4 Replies Latest reply on Jun 27, 2008 12:53 PM by Nexis

    Does CAL copy elements from cpu to gpu one by one?

    zellux

      I wrote a program to test whether it was true.

      My program worked like this

      calResMap((CALvoid**)&fdata, &pitch, inputRes, 0);
      for (int i = 0; i < LENGTH; ++i) {
          fdata[index] = inputData;
      }

      The inputData[] array was initialized with random floats, and index[] array determined how data are transferred to GPU (sequentially or randomly). The LENGTH is set to 300, 000

      At the first run, it copied an array of floating points to GPU sequentially, i.e, index = i

      In the second run, it copied the same data to GPU in a random order, i.e, index is first random_shuffled.

      But it seemed that both run consumed nearly the same time. Does that mean CAL copy floats to gpu one by one?

      Can I make it copy a chunk of data to GPU simutaneously with an operation like DMA, in order to improve performance?

      Many thanks.

        • Does CAL copy elements from cpu to gpu one by one?
          michael.chu
          Hi zellux,

          I assume inputRes is a local resource (local to the GPU)?

          If so, did you do an unmap as well?
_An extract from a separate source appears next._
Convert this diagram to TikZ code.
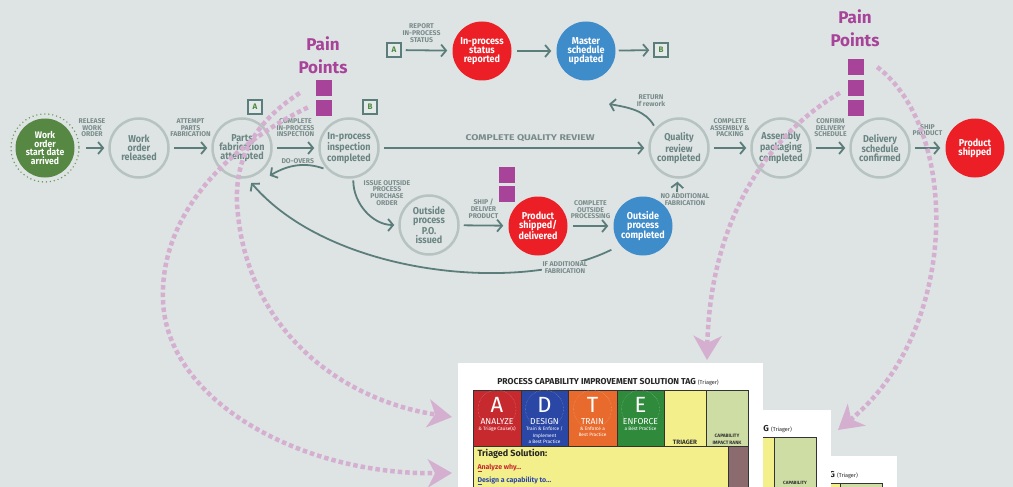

I think the automatic copy back doesn't happen until after you unmap it from the CPU side.

          Michael.
            • Does CAL copy elements from cpu to gpu one by one?
              zellux

              inputRes is local to CPU, and I test the speed to copy the array to the GPU.

              I called calResUnmap immediately after transferring.

              Here's the code snippet:

                  clock_t start = clock();
                  calCtxGetMem(&inputMem, ctx, inputRes);
                  calResMap((CALvoid**)&fdata, &pitch, inputRes, 0);
                  for (int i = 0; i < LENGTH; ++i) {
                      fdata[index] = inputData;
                  }
                  calResUnmap(inputRes);
                  printf("Elapsed time: %d\n", clock() - start);

              The elapsed time grows linearly as length grows, which is expected.

                • Does CAL copy elements from cpu to gpu one by one?
                  michael.chu
                  Can you try timing the following:
                  - that section of code but with the loop commented out,
                  - that section of code but with the CAL calls commented out.

                  I'm curious to see what is dominating the time, the loop or the CAL calls.

                  Michael.
                    • Does CAL copy elements from cpu to gpu one by one?
                      Nexis

                       

                      Originally posted by: michael.chu@amd.com Can you try timing the following: - that section of code but with the loop commented out, - that section of code but with the CAL calls commented out. I'm curious to see what is dominating the time, the loop or the CAL calls. Michael.


                      I timed the following code:

                      calResMap((void**)&dataPtr, &pitch, resLocal, 0);
                      memset(dataPtr, 0, pitch * sizeof(float) * 4);
                      calResUnmap(resLocal);
                       

                      For a 1D ressource of 8192 Float4, i get:

                      calResMap -> 155us
                      memset -> 67 us
                      calResUnmap -> 85us

                      For a 1D ressource of 1 Float4, i get:

                      calResMap -> 61us
                      memset -> 0.8us
                      calResUnmap -> 35us

                      This is quite slow, what is taking so much time? And why is the calResMap taking 2 times more time than carResUnmap?